Objective: Isolate every line in the data with the string "chart" and copy it.

Material:
········
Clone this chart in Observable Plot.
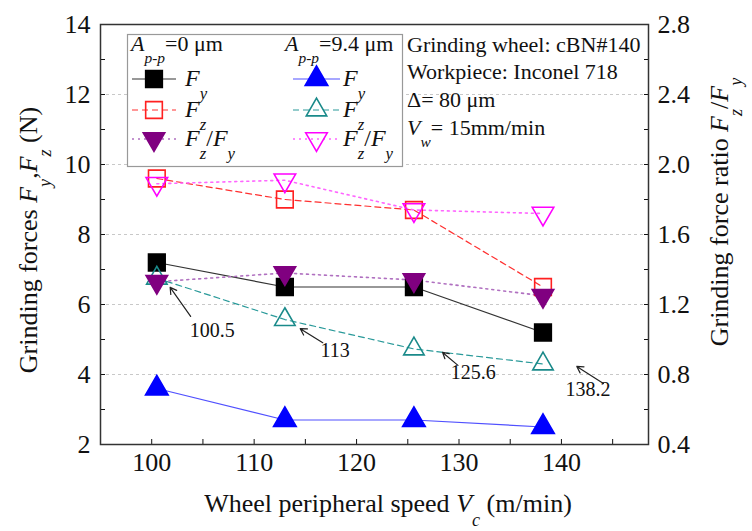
<!DOCTYPE html>
<html>
<head>
<meta charset="utf-8">
<script src="https://cdn.jsdelivr.net/npm/d3@7"></script>
<script src="https://cdn.jsdelivr.net/npm/@observablehq/plot@0.6"></script>
<style>
  html, body { margin: 0; padding: 0; background: #fff; }
  #chart svg { display: block; }
</style>
</head>
<body>
<div id="chart"></div>
<script>
// ---- Data ----
const speed = [100.5, 113, 125.6, 138.2];
const fy0 = [7.2, 6.5, 6.5, 5.2];          // Fy, Ap-p = 0 µm (N)
const fz0 = [9.6, 9.0, 8.7, 6.5];          // Fz, Ap-p = 0 µm (N)
const ratio0 = [1.33, 1.38, 1.34, 1.25];   // Fz/Fy, Ap-p = 0 µm
const fy94 = [3.6, 2.7, 2.7, 2.5];         // Fy, Ap-p = 9.4 µm (N)
const fz94 = [6.75, 5.57, 4.73, 4.3];      // Fz, Ap-p = 9.4 µm (N)
const ratio94 = [1.89, 1.91, 1.74, 1.72];  // Fz/Fy, Ap-p = 9.4 µm

const xTicks = [100, 105, 110, 115, 120, 125, 130, 135, 140, 145];
const yTicks = [2, 3, 4, 5, 6, 7, 8, 9, 10, 11, 12, 13, 14];
const ratioTicks = [0.4, 0.6, 0.8, 1.0, 1.2, 1.4, 1.6, 1.8, 2.0, 2.2, 2.4, 2.6, 2.8];
const gridY = [4, 6, 8, 10, 12];

// annotations (speed labels)
const annLabels = ["100.5", "113", "125.6", "138.2"];
const annTextX = [105.9, 117.9, 131.4, 142.6];
const annTextY = [5.26, 4.69, 4.06, 3.57];
const annTailX = [103.8, 116.7, 129.9, 144.1];
const annTailY = [5.66, 4.91, 4.26, 3.74];
const annHeadX = [101.8, 114.5, 128.4, 141.5];
const annHeadY = [6.49, 5.31, 4.63, 4.23];

const RATIO_FACTOR = 5; // right axis 0.4..2.8 maps onto left 2..14

const rows = (ys) => speed.map((s, i) => ({x: s, y: ys[i]}));
const ann = annLabels.map((t, i) => ({
  label: t, lx: annTextX[i], ly: annTextY[i],
  tx: annTailX[i], ty: annTailY[i], hx: annHeadX[i], hy: annHeadY[i]
}));

const triDown = {
  draw(ctx, size) {
    const s3 = Math.sqrt(3);
    const y = -Math.sqrt(size / (s3 * 3));
    ctx.moveTo(0, -y * 2);
    ctx.lineTo(-s3 * y, y);
    ctx.lineTo(s3 * y, y);
    ctx.closePath();
  }
};

const FONT = "'Liberation Serif', 'Times New Roman', serif";

const lineSpec = [
  {data: fy0, stroke: "#333", dash: null, w: 1.2},
  {data: fz0, stroke: "#ff3030", dash: "6,4", w: 1.2},
  {data: fy94, stroke: "#5050ff", dash: null, w: 1.2},
  {data: fz94, stroke: "#2a9a9a", dash: "6,4", w: 1.2},
  {data: ratio0.map(v => v * RATIO_FACTOR), stroke: "#b070c0", dash: "2,4", w: 1.6},
  {data: ratio94.map(v => v * RATIO_FACTOR), stroke: "#ff66ff", dash: "2,4", w: 1.6}
];

const dotSpec = [
  {data: fy0, symbol: "square", r: 9.4, fill: "#000", stroke: "#000"},
  {data: fz0, symbol: "square", r: 9.4, fill: "none", stroke: "#ff2020"},
  {data: fy94, symbol: "triangle", r: 8.4, fill: "#0000ff", stroke: "#0000ff"},
  {data: fz94, symbol: "triangle", r: 7.6, fill: "none", stroke: "#1a8a8a"},
  {data: ratio0.map(v => v * RATIO_FACTOR), symbol: triDown, r: 8.0, fill: "#800080", stroke: "#800080"},
  {data: ratio94.map(v => v * RATIO_FACTOR), symbol: triDown, r: 8.0, fill: "none", stroke: "#ff00ff"}
];

const chart = Plot.plot({
  width: 752,
  height: 531,
  marginLeft: 100,
  marginRight: 104,
  marginTop: 24,
  marginBottom: 87,
  style: {fontFamily: FONT, fontSize: "26px", background: "#fff", color: "#111"},
  x: {domain: [95, 148.5]},
  y: {domain: [2, 14]},
  marks: [
    Plot.ruleY(gridY, {stroke: "#c8c8c8", strokeDasharray: "3,3"}),
    Plot.axisX({ticks: xTicks, tickSize: -5, tickPadding: 13, label: null,
      tickFormat: d => d % 10 === 0 ? String(d) : "", fontSize: 26}),
    Plot.axisY({ticks: yTicks, tickSize: -5, tickPadding: 15, label: null,
      tickFormat: d => d % 2 === 0 ? String(d) : "", fontSize: 26}),
    Plot.axisY({anchor: "right", ticks: ratioTicks.map(v => v * RATIO_FACTOR), tickSize: -5, tickPadding: 14, label: null,
      tickFormat: d => (Math.round(d) % 2 === 0 ? (d / RATIO_FACTOR).toFixed(1) : ""), fontSize: 26}),
    ...lineSpec.map(s => Plot.line(rows(s.data), {x: "x", y: "y", stroke: s.stroke, strokeWidth: s.w, strokeDasharray: s.dash})),
    ...dotSpec.map(s => Plot.dot(rows(s.data), {x: "x", y: "y", symbol: s.symbol, r: s.r, fill: s.fill, stroke: s.stroke, strokeWidth: 1.6})),
    Plot.arrow(ann, {x1: "tx", y1: "ty", x2: "hx", y2: "hy", stroke: "#222", strokeWidth: 1.2, headLength: 9}),
    Plot.text(ann, {x: "lx", y: "ly", text: "label", fontSize: 20, fill: "#111"}),
    Plot.frame({stroke: "#333", strokeWidth: 1.5})
  ]
});

document.getElementById("chart").appendChild(chart);

// ---- rich text helpers (italic + subscripts) ----
const svg = d3.select(chart);
function rich(g, parts, size, anchor = "start") {
  const t = g.append("text").attr("font-family", FONT).attr("font-size", size)
    .attr("fill", "#111").attr("text-anchor", anchor);
  let pendingDy = 0;
  parts.forEach(p => {
    const [txt, kind] = Array.isArray(p) ? p : [p, null];
    if (kind === "sub") {
      const sh = size * 0.55;
      t.append("tspan").attr("dy", pendingDy + sh).attr("font-size", size * 0.7)
        .attr("font-style", "italic").text(txt);
      pendingDy = -sh;
    } else {
      const ts = t.append("tspan").attr("font-style", kind === "i" ? "italic" : null).text(txt);
      if (pendingDy) ts.attr("dy", pendingDy);
      pendingDy = 0;
    }
  });
  return t;
}

// axis titles
rich(svg.append("g").attr("transform", "translate(37,240) rotate(-90)"),
  ["Grinding forces ", ["F", "i"], ["y", "sub"], ",", ["F", "i"], ["z", "sub"], " (N)"], 26, "middle");
rich(svg.append("g").attr("transform", "translate(728,212) rotate(-90)"),
  ["Grinding force ratio ", ["F", "i"], ["z", "sub"], "/", ["F", "i"], ["y", "sub"]], 26, "middle");
rich(svg.append("g").attr("transform", "translate(388,512)"),
  ["Wheel peripheral speed ", ["V", "i"], ["c", "sub"], " (m/min)"], 26, "middle");

// legend box
const lg = svg.append("g");
lg.append("rect").attr("x", 127.5).attr("y", 34.5).attr("width", 275).attr("height", 132)
  .attr("fill", "#fff").attr("stroke", "#999").attr("stroke-width", 1.2);
rich(lg.append("g").attr("transform", "translate(131,51)"), [["A", "i"], ["p-p", "sub"], "=0 \u03bcm"], 22);
rich(lg.append("g").attr("transform", "translate(285,51)"), [["A", "i"], ["p-p", "sub"], "=9.4 \u03bcm"], 22);

const legRows = [
  {col: 0, row: 0, spec: 0, label: [["F", "i"], ["y", "sub"]]},
  {col: 0, row: 1, spec: 1, label: [["F", "i"], ["z", "sub"]]},
  {col: 0, row: 2, spec: 4, label: [["F", "i"], ["z", "sub"], "/", ["F", "i"], ["y", "sub"]]},
  {col: 1, row: 0, spec: 2, label: [["F", "i"], ["y", "sub"]]},
  {col: 1, row: 1, spec: 3, label: [["F", "i"], ["z", "sub"]]},
  {col: 1, row: 2, spec: 5, label: [["F", "i"], ["z", "sub"], "/", ["F", "i"], ["y", "sub"]]}
];
const rowY = [79, 110, 139];
legRows.forEach(r => {
  const x0 = r.col === 0 ? 132 : 293, x1 = r.col === 0 ? 176 : 340;
  const cx = (x0 + x1) / 2, cy = rowY[r.row];
  const ls = lineSpec[r.spec], ds = dotSpec[r.spec];
  lg.append("line").attr("x1", x0).attr("x2", x1).attr("y1", cy).attr("y2", cy)
    .attr("stroke", ls.stroke).attr("stroke-width", ls.w).attr("stroke-dasharray", ls.dash);
  const sym = typeof ds.symbol === "string" ? (ds.symbol === "square" ? d3.symbolSquare : d3.symbolTriangle) : ds.symbol;
  lg.append("path").attr("d", d3.symbol(sym, ds.r * ds.r * Math.PI)())
    .attr("transform", `translate(${cx},${cy})`)
    .attr("fill", ds.fill).attr("stroke", ds.stroke).attr("stroke-width", 1.6);
  rich(lg.append("g").attr("transform", `translate(${r.col === 0 ? 185 : 343},${cy + 7})`), r.label, 24);
});

// conditions text
const cond = svg.append("g");
rich(cond.append("g").attr("transform", "translate(407,52)"), ["Grinding wheel: cBN#140"], 22);
rich(cond.append("g").attr("transform", "translate(407,79)"), ["Workpiece: Inconel 718"], 22);
rich(cond.append("g").attr("transform", "translate(407,107)"), ["\u0394= 80 \u03bcm"], 22);
rich(cond.append("g").attr("transform", "translate(407,135)"), [["V", "i"], ["w", "sub"], "= 15mm/min"], 22);
</script>
</body>
</html>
········
Solved exercise:
Clone this chart in Observable Plot.
  #chart svg { display: block; }
<div id="chart"></div>
const chart = Plot.plot({
document.getElementById("chart").appendChild(chart);
const svg = d3.select(chart);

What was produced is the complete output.